2003 Atlantic 10 Conference baseball tournament
- Teams: 6
- Format: Six-team double elimination First-round byes for division winners
- Champions: Richmond (1st title)
- Winning coach: Ron Atkins (1st title)
- MVP: Vito Chairavalloti (Richmond)

= 2003 Atlantic 10 Conference baseball tournament =

American college baseball tournament

The 2003 Atlantic 10 Conference Baseball Championship was held at Dodd Stadium in Norwich, CT from May 15 through 17 (preliminaries) and at Pitt Field in Richmond, VA on May 22 and 24 (championship series). It featured the top two regular-season finishers of each six-team division, plus the next two best finishers. Top-seeded Richmond defeated Massachusetts in the title game to win the tournament for the first time, earning the Atlantic 10's automatic bid to the 2003 NCAA tournament.

== Seeding and format ==
The league's top six teams, based on winning percentage in the 24-game regular season schedule, qualified for the field. The top two teams in each division qualified for the tournament automatically; the two division winners, Massachusetts in the East and Richmond in the West, received the top two seeds and byes through to the second round of the double elimination tournament. The tournament was different from most double-elimination formats in that after the two finalists were decided, losses were erased, and a best-of-three series was played at a new site the following weekend to decide the champion.
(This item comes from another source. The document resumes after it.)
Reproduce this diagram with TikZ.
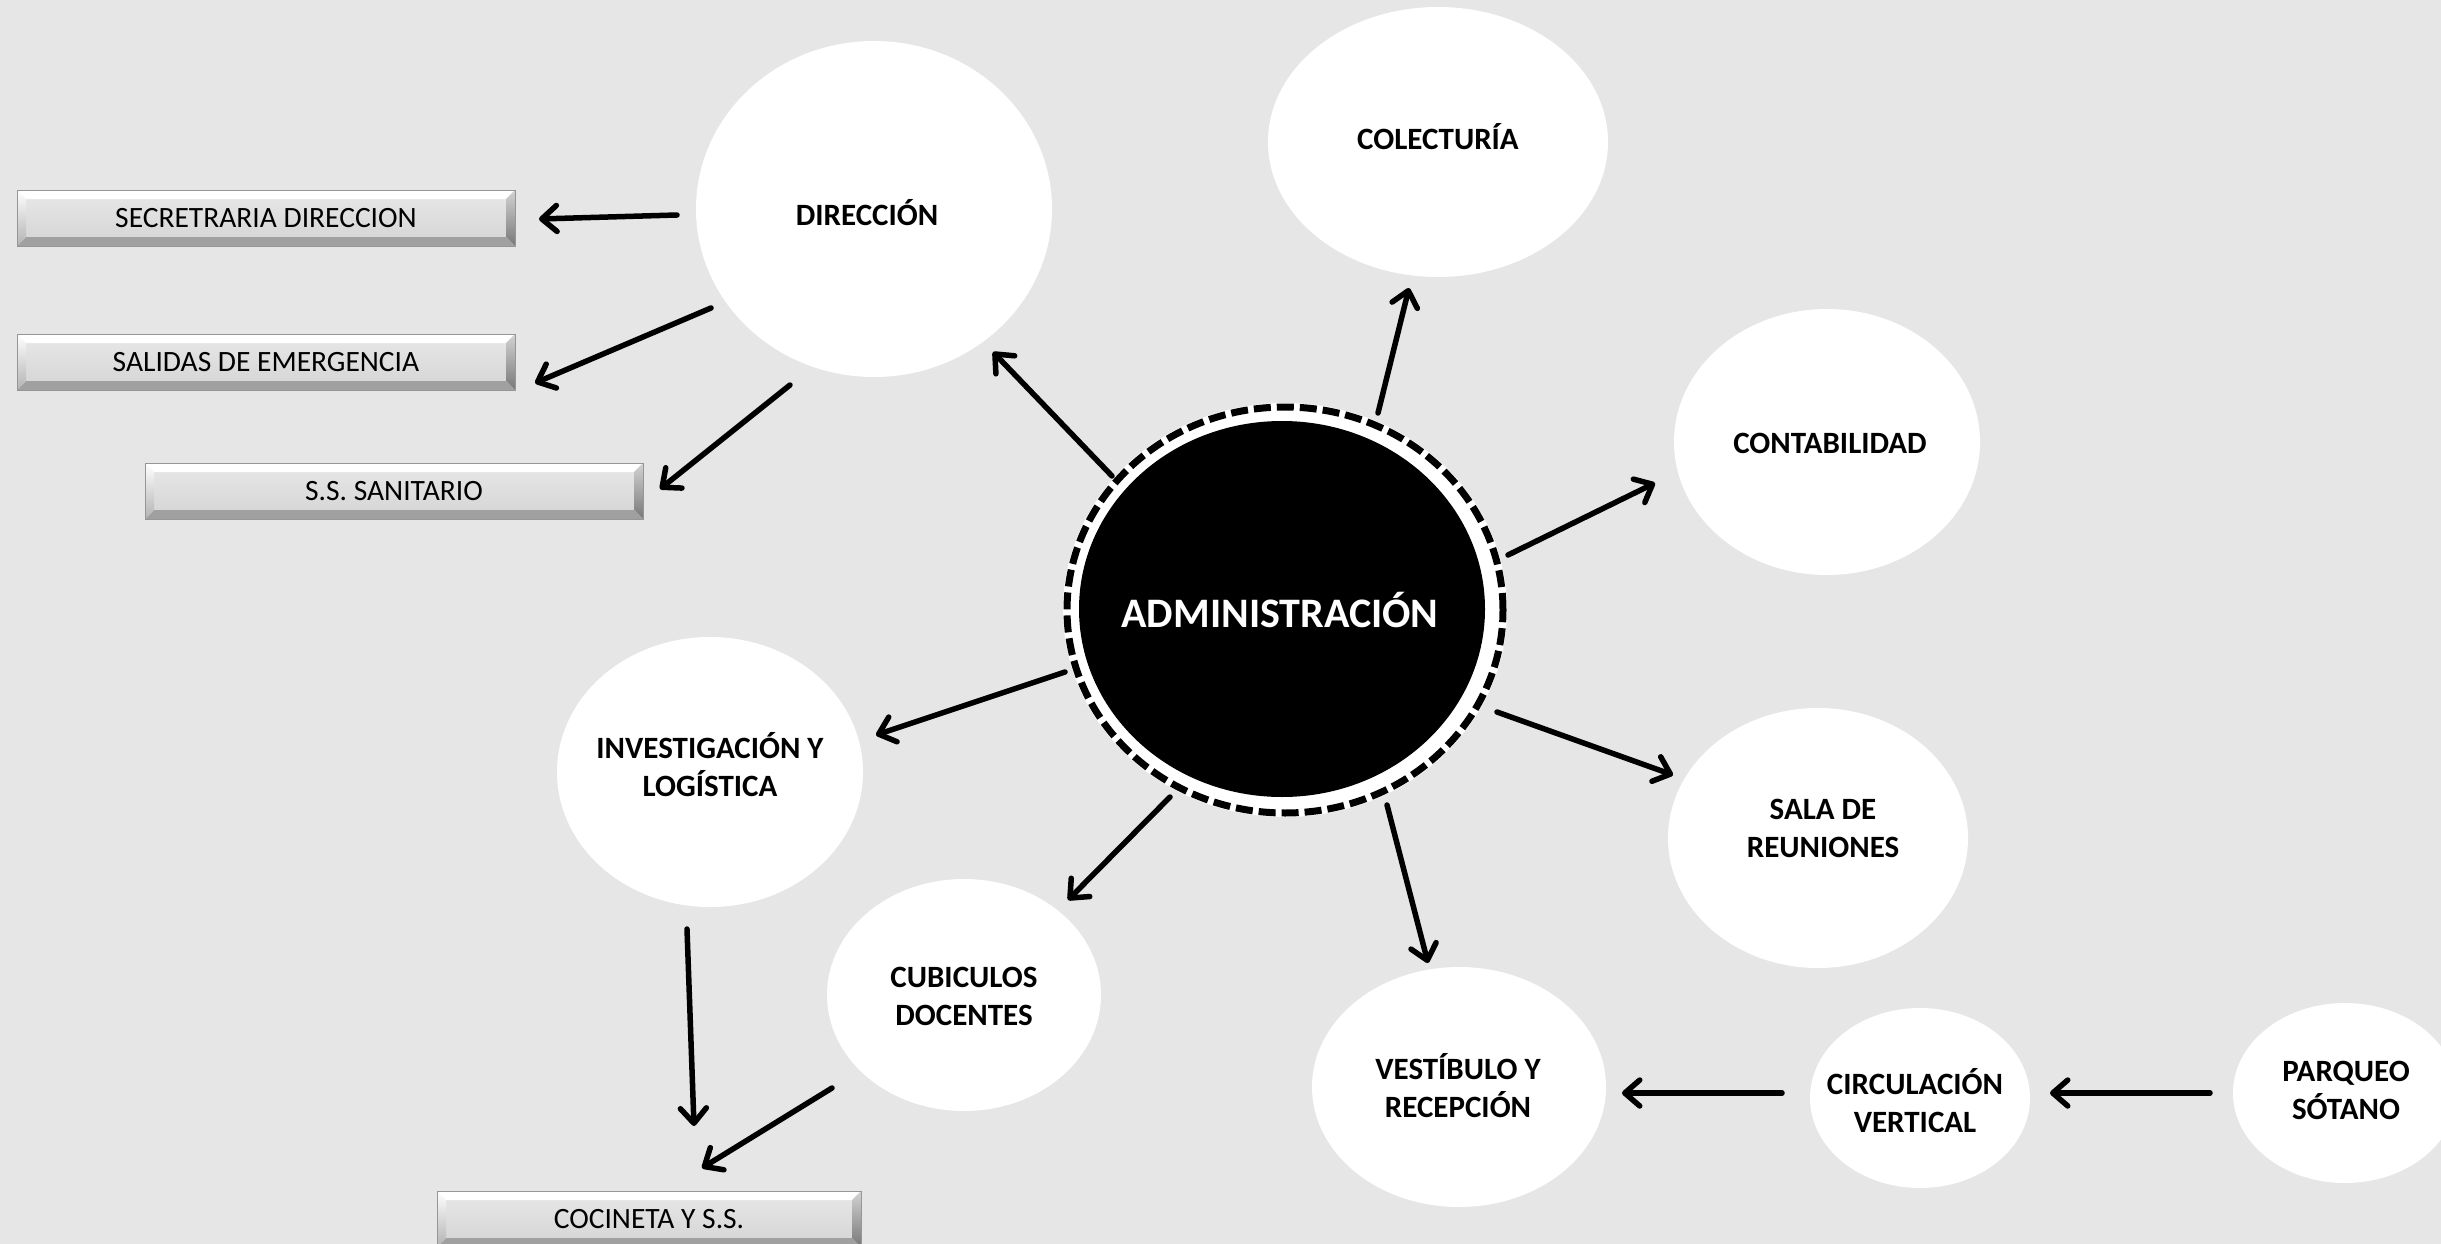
\documentclass[tikz,border=0pt]{standalone}
\usepackage{fontspec}
\setmainfont{Carlito}
\usetikzlibrary{arrows.meta,shapes.geometric,calc}
\definecolor{bg}{RGB}{230,230,230}
\definecolor{boxedge}{RGB}{150,150,150}
\definecolor{boxtop}{RGB}{232,232,232}
\definecolor{boxbot}{RGB}{212,212,212}
\definecolor{bvright}{RGB}{120,120,120}
\definecolor{bvbottom}{RGB}{160,160,160}
\begin{document}
\begin{tikzpicture}[x=1pt,y=-1pt,
  bub/.style={ellipse, fill=white, inner sep=0pt},
  btxt/.style={font=\bfseries\fontsize{31}{38}\selectfont, align=center, inner sep=0pt},
  conn/.style={line width=5.5pt, line cap=round, -{Straight Barb[length=15pt,width=26pt,round]}},
  bevelbox/.style={rectangle, inner sep=0pt, minimum height=56pt, top color=boxtop, bottom color=boxbot,
    draw=boxedge, line width=1pt, font=\fontsize{29.5}{33}\selectfont,
    path picture={
      \path (path picture bounding box.north west) coordinate (bNW)
            (path picture bounding box.north east) coordinate (bNE)
            (path picture bounding box.south east) coordinate (bSE)
            (path picture bounding box.south west) coordinate (bSW);
      \fill[white] (bNW) -- (bNE) -- ([shift={(-9pt,-9pt)}]bNE) -- ([shift={(9pt,-9pt)}]bNW) -- cycle;
      \shade[top color=gray!35, bottom color=bvright] (bNE) -- (bSE) -- ([shift={(-9pt,9pt)}]bSE) -- ([shift={(-9pt,-9pt)}]bNE) -- cycle;
      \fill[bvbottom] (bSE) -- (bSW) -- ([shift={(9pt,9pt)}]bSW) -- ([shift={(-9pt,9pt)}]bSE) -- cycle;
      \shade[top color=white, bottom color=gray!60] (bSW) -- (bNW) -- ([shift={(9pt,-9pt)}]bNW) -- ([shift={(9pt,9pt)}]bSW) -- cycle;
    }}
]
\useasboundingbox (0,0) rectangle (2441,1244);
\fill[bg] (0,0) rectangle (2441,1244);

% central node
\fill[white] (1285,610) ellipse [x radius=222pt, y radius=207pt];
\draw[line width=7pt, dash pattern=on 17pt off 6pt] (1285,610) ellipse [x radius=218pt, y radius=203pt];
\node[ellipse, fill=black, minimum width=406pt, minimum height=376pt, inner sep=0pt] (adminE) at (1282,609) {};
\node[font=\bfseries\fontsize{42}{50}\selectfont, text=white, inner sep=0pt] (admin) at (1280,610) {ADMINISTRACIÓN};

% bubbles
\node[bub, minimum width=356pt, minimum height=336pt] (dirE) at (874,209) {};
\node[btxt] (dir) at (867,213) {DIRECCIÓN};
\node[bub, minimum width=340pt, minimum height=270pt] (colE) at (1438,142) {};
\node[btxt] (col) at (1438,137) {COLECTURÍA};
\node[bub, minimum width=306pt, minimum height=266pt] (contE) at (1827,442) {};
\node[btxt] (cont) at (1830,443) {CONTABILIDAD};
\node[bub, minimum width=300pt, minimum height=260pt] (salaE) at (1818,838) {};
\node[btxt] (sala) at (1823,828) {SALA DE\\REUNIONES};
\node[bub, minimum width=294pt, minimum height=240pt] (vestE) at (1459,1087) {};
\node[btxt] (vest) at (1458,1086) {VESTÍBULO Y\\RECEPCIÓN};
\node[bub, minimum width=220pt, minimum height=180pt] (circE) at (1920,1098) {};
\node[btxt] (circ) at (1915,1101) {CIRCULACIÓN\\VERTICAL};
\node[bub, minimum width=224pt, minimum height=180pt] (parqE) at (2345,1093) {};
\node[btxt] (parq) at (2346,1090) {PARQUEO\\SÓTANO};
\node[bub, minimum width=274pt, minimum height=232pt] (cubE) at (964,995) {};
\node[btxt] (cub) at (964,996) {CUBICULOS\\DOCENTES};
\node[bub, minimum width=306pt, minimum height=270pt] (invE) at (710,772) {};
\node[btxt] (inv) at (710,765) {INVESTIGACIÓN Y\\LOGÍSTICA};

% boxes
\node[bevelbox, minimum width=498pt] (sec) at (266,218) {SECRETRARIA DIRECCION};
\node[bevelbox, minimum width=498pt] (sal) at (266,362) {SALIDAS DE EMERGENCIA};
\node[bevelbox, minimum width=498pt] (ss) at (394,491) {S.S. SANITARIO};
\node[bevelbox, minimum width=424pt] (coc) at (649,1219) {COCINETA Y S.S.};

% connector ends
\coordinate (adm-dir) at (1112,476);   \coordinate (dir-in) at (993,352);
\coordinate (adm-col) at (1378,413);   \coordinate (col-in) at (1409,288);
\coordinate (adm-cont) at (1508,555);  \coordinate (cont-in) at (1655,483);
\coordinate (adm-sala) at (1497,712);  \coordinate (sala-in) at (1673,775);
\coordinate (adm-vest) at (1387,805);  \coordinate (vest-in) at (1428,963);
\coordinate (adm-cub) at (1170,797);   \coordinate (cub-in) at (1068,900);
\coordinate (adm-inv) at (1065,672);   \coordinate (inv-in) at (876,735);
\coordinate (dir-sec) at (677,215);    \coordinate (sec-in) at (539,219);
\coordinate (dir-sal) at (711,308);    \coordinate (sal-in) at (535,383);
\coordinate (dir-ss) at (790,385);     \coordinate (ss-in) at (660,489);
\coordinate (inv-coc) at (687,929);    \coordinate (coc-in1) at (694,1126);
\coordinate (cub-coc) at (832,1088);   \coordinate (coc-in2) at (702,1168);
\coordinate (circ-vest) at (1782,1093); \coordinate (vest-in2) at (1622,1093);
\coordinate (parq-circ) at (2210,1093); \coordinate (circ-in) at (2050,1093);

\draw[conn] (adm-dir) -- (dir-in);
\draw[conn] (adm-col) -- (col-in);
\draw[conn] (adm-cont) -- (cont-in);
\draw[conn] (adm-sala) -- (sala-in);
\draw[conn] (adm-vest) -- (vest-in);
\draw[conn] (adm-cub) -- (cub-in);
\draw[conn] (adm-inv) -- (inv-in);
\draw[conn] (dir-sec) -- (sec-in);
\draw[conn] (dir-sal) -- (sal-in);
\draw[conn] (dir-ss) -- (ss-in);
\draw[conn] (inv-coc) -- (coc-in1);
\draw[conn] (cub-coc) -- (coc-in2);
\draw[conn] (circ-vest) -- (vest-in2);
\draw[conn] (parq-circ) -- (circ-in);
\end{tikzpicture}
\end{document}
| Team | W | L | Pct. | GB | Seed |
East Division
| Massachusetts | 14 | 7 | .667 | – | 2 |
| Rhode Island | 16 | 8 | .667 | – | 3 |
| St. Bonaventure | 9 | 11 | .450 | 4.5 | – |
| Saint Joseph's | 10 | 14 | .417 | 5.5 | – |
| Temple | 10 | 14 | .417 | 5.5 | – |
| Fordham | 8 | 15 | .348 | 7 | – |
West Division
| Richmond | 19 | 4 | .826 | – | 1 |
| Duquesne | 15 | 9 | .625 | 4.5 | 4 |
| Xavier | 13 | 8 | .619 | 5 | 5 |
| George Washington | 12 | 9 | .571 | 6 | 6 |
| La Salle | 6 | 17 | .261 | 13 | – |
| Dayton | 4 | 20 | .167 | 15.5 | – |

== All-Tournament Team ==
The following players were named to the All-Tournament Team. Richmond's Vito Chairavalloti, one of six Spiders selected, was named Most Outstanding Player.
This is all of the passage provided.